Além de Adélia, Thereza e Lígia também são personagens utilizadas para ressaltar debates pertinentes para o feminismo atual. A personagem de Mel Lisboa é uma das poucas mulheres de seu grupo social que trabalham, atitude considerada “moderna” para a época. Ela e seu marido possuem uma postura mais liberal por ambos manterem um casamento aberto, o que revela a bissexualidade da jornalista. Além disso, as cenas de Thereza em seu espaço de trabalho também destacam discursos machistas e as escassas oportunidades de emprego para mulheres, aspectos abordados sem exageros, mas presentes constantemente durante os episódios.

Por fim, Lígia cumpre seu papel como esposa de um político, porém ainda atormentada pelo sonho de ser cantora, o qual abandonou em detrimento do casamento. Juntamente de Adélia, Lígia possui uma das narrativas mais delicadas da série, pois, é dividida entre a vontade de cantar e o medo da violência do marido. Neste caso, a atriz Fernanda Vasconcellos consegue perfeitamente dar vida à dualidade que sua personagem passa, fazendo o espectador torcer a cada minuto por seu sucesso.

O quarteto de atrizes forma um elenco de protagonistas carismático e competente, dialogando perfeitamente com seu público. Além disso, as narrativas inseridas no roteiro também ajudam já que temas como independência feminina, racismo, violência contra mulher e bissexualidade são extremamente relevantes nos dias de hoje.

Você que é feita de azul…

Com a trilha sonora e os roteiros garantidos, “Coisa Mais Linda” também investe em um bom visual: design de produção e fotografia se complementam sem preocupação. Seja com iluminação de lâmpadas amarelas ou apostando nas sombras, as expressões de seus personagens – sejam as protagonistas ou não – transparecem durante as cenas, frequentemente apoiadas por planos fechados. Apesar da predominância de sequências noturnas, a série também é presenteada por belas e iluminadas cenas nas famosas praias do Rio de Janeiro e passeios pela cidade.

Já o design de produção aproveita as nuances na personalidade das protagonistas para criar inteligentes escolhas de cores entre os figurinos e cenários.

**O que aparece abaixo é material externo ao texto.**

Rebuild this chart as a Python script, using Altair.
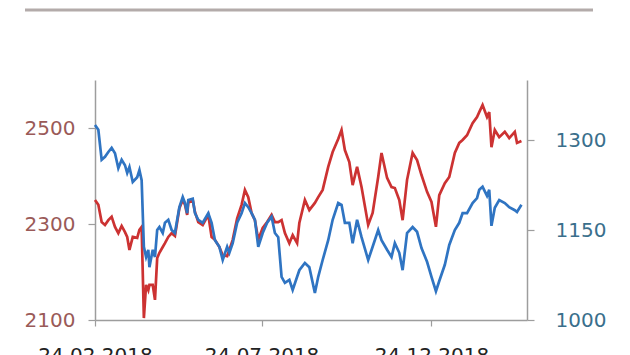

Malu, por exemplo, abusa dos tons de azul, cor que também decora as paredes de seu clube musical, evidenciando, principalmente, a interdependência entre ela e o local. Tudo isto apoiado pelos figurinos minuciosos ao rememorar a passagem da década de 1950 para 1960 com a presença excessiva de acessórios como óculos, colares de pérola e chapéus.

O resultado da relação entre esta ambientação e a forma como a direção de fotografia captura a essência dos personagens rende momentos belíssimos, geralmente apoiados por um texto inteligente e eficaz.

Rio, eu gosto de você

Neste momento dramático do Rio de Janeiro, é muito bom ver “Coisa Mais Linda” dar um sopro de leveza à Cidade Maravilhosa. Apesar de possuir cenas na periferia e definir como “perigoso” o morro que Adélia mora, estas características não são utilizadas como motivadores da história ou justificativas para o roteiro. Grande parte da ação ocorre devido às escolhas dos personagens e suas consequências, sem basear a história em acontecimentos mirabolantes ou plot twists gigantescos.

A grande exceção a esta regra é justamente a sequência final da primeira temporada. Tudo ia bem com o desfecho até a cena na praia fazer a história desandar: a impressão é que “Coisa Mais Linda” precisava urgentemente de um cliffhanger (o tradicional final em aberto) para a próxima temporada e decidiu inserir um de última hora com uma motivação qualquer.

A escolha se mostra bem desnecessária já que durante o episódio final algumas promessas para a continuação já começavam a ser plantadas, e claro, se o espectador chegou até o final dos sete episódios provavelmente irá assistir uma segunda temporada.

Apesar deste deslize, “Coisa Mais Linda” é uma série com grandes chances de conquistar o público de dentro e fora do Brasil, principalmente, devido a suas atratividades no roteiro e qualidade em tantos quesitos. Ao retratar histórias especificamente femininas, a produção consolida sua força narrativa através de uma ótica sensível e inspiradora – uma combinação muito difícil de dar errado.